→ **Instructions to follow**: Without the pictures, extract every line from the start of the material to the line containing "import * as echarts from 'echarts';", both ends included.

→ **Given data**:

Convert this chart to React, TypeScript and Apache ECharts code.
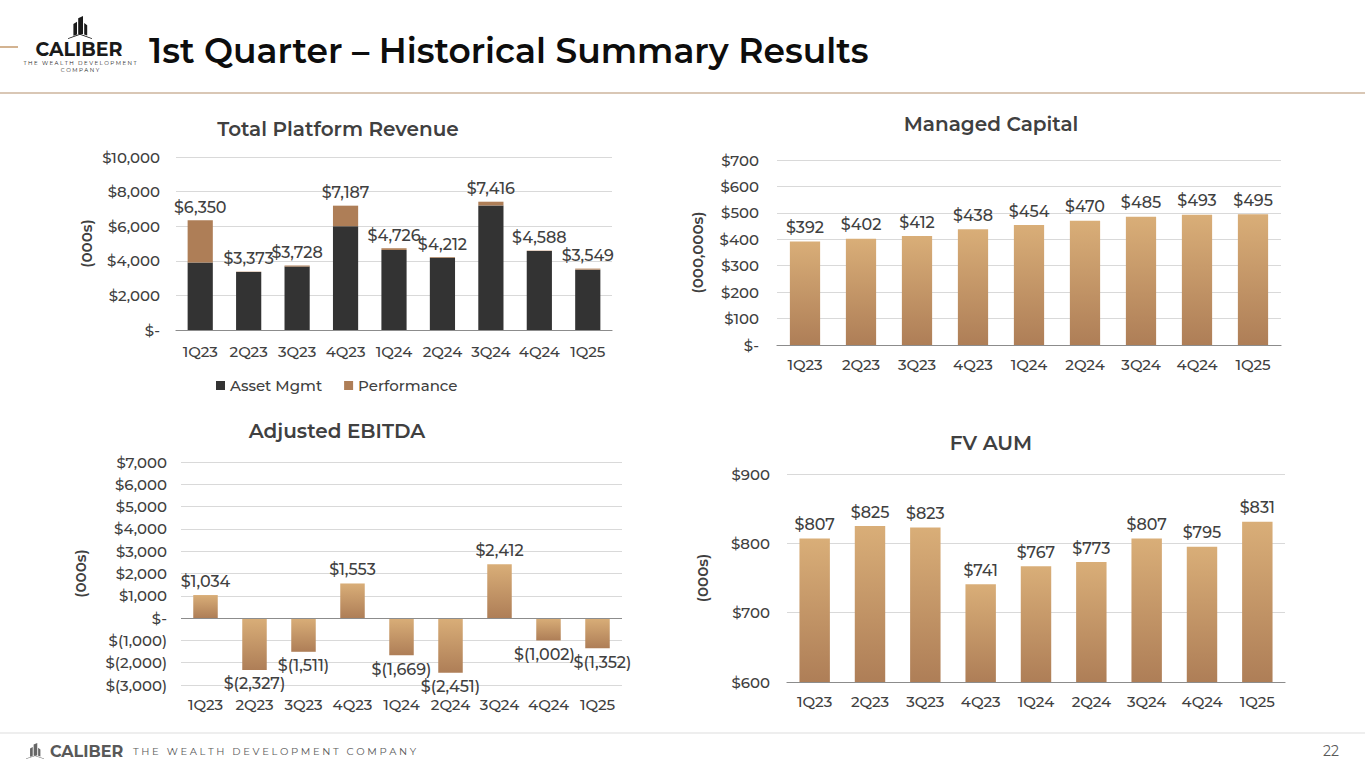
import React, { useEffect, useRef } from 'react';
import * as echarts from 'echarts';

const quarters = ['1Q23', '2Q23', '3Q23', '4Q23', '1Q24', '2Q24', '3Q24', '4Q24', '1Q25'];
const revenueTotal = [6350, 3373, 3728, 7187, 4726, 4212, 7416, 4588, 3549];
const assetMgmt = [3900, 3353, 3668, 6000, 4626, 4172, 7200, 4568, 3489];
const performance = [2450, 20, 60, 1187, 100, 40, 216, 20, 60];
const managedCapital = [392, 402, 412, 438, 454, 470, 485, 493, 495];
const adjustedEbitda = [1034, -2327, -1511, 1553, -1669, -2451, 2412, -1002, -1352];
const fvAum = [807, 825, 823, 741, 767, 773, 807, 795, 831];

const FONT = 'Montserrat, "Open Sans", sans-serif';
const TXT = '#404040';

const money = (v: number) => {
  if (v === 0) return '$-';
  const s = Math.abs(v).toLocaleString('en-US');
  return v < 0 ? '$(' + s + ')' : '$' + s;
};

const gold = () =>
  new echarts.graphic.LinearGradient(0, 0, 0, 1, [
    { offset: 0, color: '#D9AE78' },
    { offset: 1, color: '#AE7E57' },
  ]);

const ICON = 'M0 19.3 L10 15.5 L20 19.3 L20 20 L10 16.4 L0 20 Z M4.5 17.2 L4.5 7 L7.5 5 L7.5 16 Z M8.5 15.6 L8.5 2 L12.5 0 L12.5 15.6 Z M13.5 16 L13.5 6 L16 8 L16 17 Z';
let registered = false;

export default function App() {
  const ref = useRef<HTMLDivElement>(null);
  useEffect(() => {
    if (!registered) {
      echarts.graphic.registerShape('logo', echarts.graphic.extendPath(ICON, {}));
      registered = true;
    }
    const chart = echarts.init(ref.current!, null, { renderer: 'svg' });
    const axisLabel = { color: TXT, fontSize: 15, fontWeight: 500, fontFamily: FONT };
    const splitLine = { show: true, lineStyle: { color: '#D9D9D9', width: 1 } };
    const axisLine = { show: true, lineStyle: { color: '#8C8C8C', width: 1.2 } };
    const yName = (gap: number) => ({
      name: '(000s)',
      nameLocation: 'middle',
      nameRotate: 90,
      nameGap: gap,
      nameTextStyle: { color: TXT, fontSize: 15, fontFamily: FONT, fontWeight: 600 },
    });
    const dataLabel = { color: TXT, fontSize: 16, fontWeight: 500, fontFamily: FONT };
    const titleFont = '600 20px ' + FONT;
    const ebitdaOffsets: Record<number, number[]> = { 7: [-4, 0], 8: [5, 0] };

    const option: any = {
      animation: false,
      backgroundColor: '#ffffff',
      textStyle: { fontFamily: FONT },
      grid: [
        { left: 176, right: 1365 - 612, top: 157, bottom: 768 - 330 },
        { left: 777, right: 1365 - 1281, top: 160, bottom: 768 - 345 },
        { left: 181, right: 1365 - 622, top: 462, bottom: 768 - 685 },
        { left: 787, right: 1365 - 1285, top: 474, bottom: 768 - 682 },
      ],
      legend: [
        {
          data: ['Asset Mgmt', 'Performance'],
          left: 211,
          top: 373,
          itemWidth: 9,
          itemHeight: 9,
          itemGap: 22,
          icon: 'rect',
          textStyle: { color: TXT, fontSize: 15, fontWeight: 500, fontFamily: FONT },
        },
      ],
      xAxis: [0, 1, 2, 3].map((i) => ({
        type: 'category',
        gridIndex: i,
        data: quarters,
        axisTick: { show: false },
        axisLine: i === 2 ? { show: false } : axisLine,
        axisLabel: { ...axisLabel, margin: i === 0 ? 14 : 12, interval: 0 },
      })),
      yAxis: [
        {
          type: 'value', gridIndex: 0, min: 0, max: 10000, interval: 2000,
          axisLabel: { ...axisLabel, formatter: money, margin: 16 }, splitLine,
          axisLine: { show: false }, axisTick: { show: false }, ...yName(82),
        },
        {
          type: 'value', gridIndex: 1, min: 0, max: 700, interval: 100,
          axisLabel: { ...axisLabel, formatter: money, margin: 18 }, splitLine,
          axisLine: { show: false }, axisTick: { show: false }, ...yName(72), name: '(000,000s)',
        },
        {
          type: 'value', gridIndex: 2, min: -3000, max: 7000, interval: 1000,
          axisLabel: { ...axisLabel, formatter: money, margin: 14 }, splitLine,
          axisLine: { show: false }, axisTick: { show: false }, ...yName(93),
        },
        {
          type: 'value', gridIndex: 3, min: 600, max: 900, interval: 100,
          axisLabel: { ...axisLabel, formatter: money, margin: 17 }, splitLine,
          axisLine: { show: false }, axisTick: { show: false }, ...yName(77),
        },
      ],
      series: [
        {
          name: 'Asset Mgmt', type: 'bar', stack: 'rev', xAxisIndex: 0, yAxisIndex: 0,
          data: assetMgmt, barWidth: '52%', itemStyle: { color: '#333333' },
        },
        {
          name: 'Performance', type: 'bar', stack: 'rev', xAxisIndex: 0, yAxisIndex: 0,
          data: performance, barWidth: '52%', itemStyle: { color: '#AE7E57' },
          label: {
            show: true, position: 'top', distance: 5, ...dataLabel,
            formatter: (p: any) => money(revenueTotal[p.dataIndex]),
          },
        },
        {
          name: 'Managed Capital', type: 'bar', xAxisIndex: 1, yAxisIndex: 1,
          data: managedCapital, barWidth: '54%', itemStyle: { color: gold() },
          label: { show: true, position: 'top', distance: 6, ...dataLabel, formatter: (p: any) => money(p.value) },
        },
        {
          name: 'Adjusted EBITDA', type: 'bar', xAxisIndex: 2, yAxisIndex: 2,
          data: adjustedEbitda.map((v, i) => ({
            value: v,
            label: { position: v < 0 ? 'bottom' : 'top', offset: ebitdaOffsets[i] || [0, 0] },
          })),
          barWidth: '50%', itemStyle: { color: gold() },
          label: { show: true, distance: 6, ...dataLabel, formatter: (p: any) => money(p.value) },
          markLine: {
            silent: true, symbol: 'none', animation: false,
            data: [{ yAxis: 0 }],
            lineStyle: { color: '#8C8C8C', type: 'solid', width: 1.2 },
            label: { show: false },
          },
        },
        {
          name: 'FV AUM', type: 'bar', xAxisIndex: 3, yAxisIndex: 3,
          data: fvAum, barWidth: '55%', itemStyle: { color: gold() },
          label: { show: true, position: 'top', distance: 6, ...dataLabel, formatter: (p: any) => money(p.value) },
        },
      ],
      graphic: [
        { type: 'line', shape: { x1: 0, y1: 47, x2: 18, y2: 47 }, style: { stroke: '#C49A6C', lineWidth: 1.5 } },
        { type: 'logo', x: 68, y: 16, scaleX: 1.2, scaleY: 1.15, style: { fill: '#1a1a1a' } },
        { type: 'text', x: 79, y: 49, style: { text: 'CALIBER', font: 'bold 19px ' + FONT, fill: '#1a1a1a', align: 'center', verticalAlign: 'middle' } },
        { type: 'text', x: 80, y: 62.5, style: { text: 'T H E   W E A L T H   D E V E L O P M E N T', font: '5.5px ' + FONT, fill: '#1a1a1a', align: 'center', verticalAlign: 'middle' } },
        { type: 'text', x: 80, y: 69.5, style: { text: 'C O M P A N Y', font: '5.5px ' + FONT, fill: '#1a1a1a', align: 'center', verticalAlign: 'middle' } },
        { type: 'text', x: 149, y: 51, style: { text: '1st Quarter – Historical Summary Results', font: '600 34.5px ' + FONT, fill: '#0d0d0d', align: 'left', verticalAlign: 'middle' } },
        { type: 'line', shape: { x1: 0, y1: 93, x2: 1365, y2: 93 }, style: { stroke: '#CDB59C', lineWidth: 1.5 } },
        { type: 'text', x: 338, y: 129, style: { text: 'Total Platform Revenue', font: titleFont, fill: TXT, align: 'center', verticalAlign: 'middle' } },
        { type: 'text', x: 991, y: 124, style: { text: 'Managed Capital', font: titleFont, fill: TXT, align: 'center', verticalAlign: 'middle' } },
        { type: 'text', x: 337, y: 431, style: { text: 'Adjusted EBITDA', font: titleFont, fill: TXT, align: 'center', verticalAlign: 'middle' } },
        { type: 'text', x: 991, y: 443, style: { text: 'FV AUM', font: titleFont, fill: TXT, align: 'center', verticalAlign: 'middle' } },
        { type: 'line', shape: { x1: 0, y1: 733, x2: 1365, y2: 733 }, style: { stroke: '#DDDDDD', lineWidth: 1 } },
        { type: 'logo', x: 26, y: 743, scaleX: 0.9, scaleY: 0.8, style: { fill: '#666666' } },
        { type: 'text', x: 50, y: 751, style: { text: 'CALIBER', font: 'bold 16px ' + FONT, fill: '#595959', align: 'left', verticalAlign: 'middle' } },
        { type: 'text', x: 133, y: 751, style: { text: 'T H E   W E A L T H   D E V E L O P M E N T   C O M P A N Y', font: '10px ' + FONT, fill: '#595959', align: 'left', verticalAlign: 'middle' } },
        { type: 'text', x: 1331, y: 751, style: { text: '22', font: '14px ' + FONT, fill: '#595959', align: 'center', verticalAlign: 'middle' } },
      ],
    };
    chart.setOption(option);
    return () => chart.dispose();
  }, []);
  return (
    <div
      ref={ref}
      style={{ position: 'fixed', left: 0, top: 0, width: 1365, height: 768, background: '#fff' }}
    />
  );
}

→ **Task result**:
Convert this chart to React, TypeScript and Apache ECharts code.
import React, { useEffect, useRef } from 'react';
import * as echarts from 'echarts';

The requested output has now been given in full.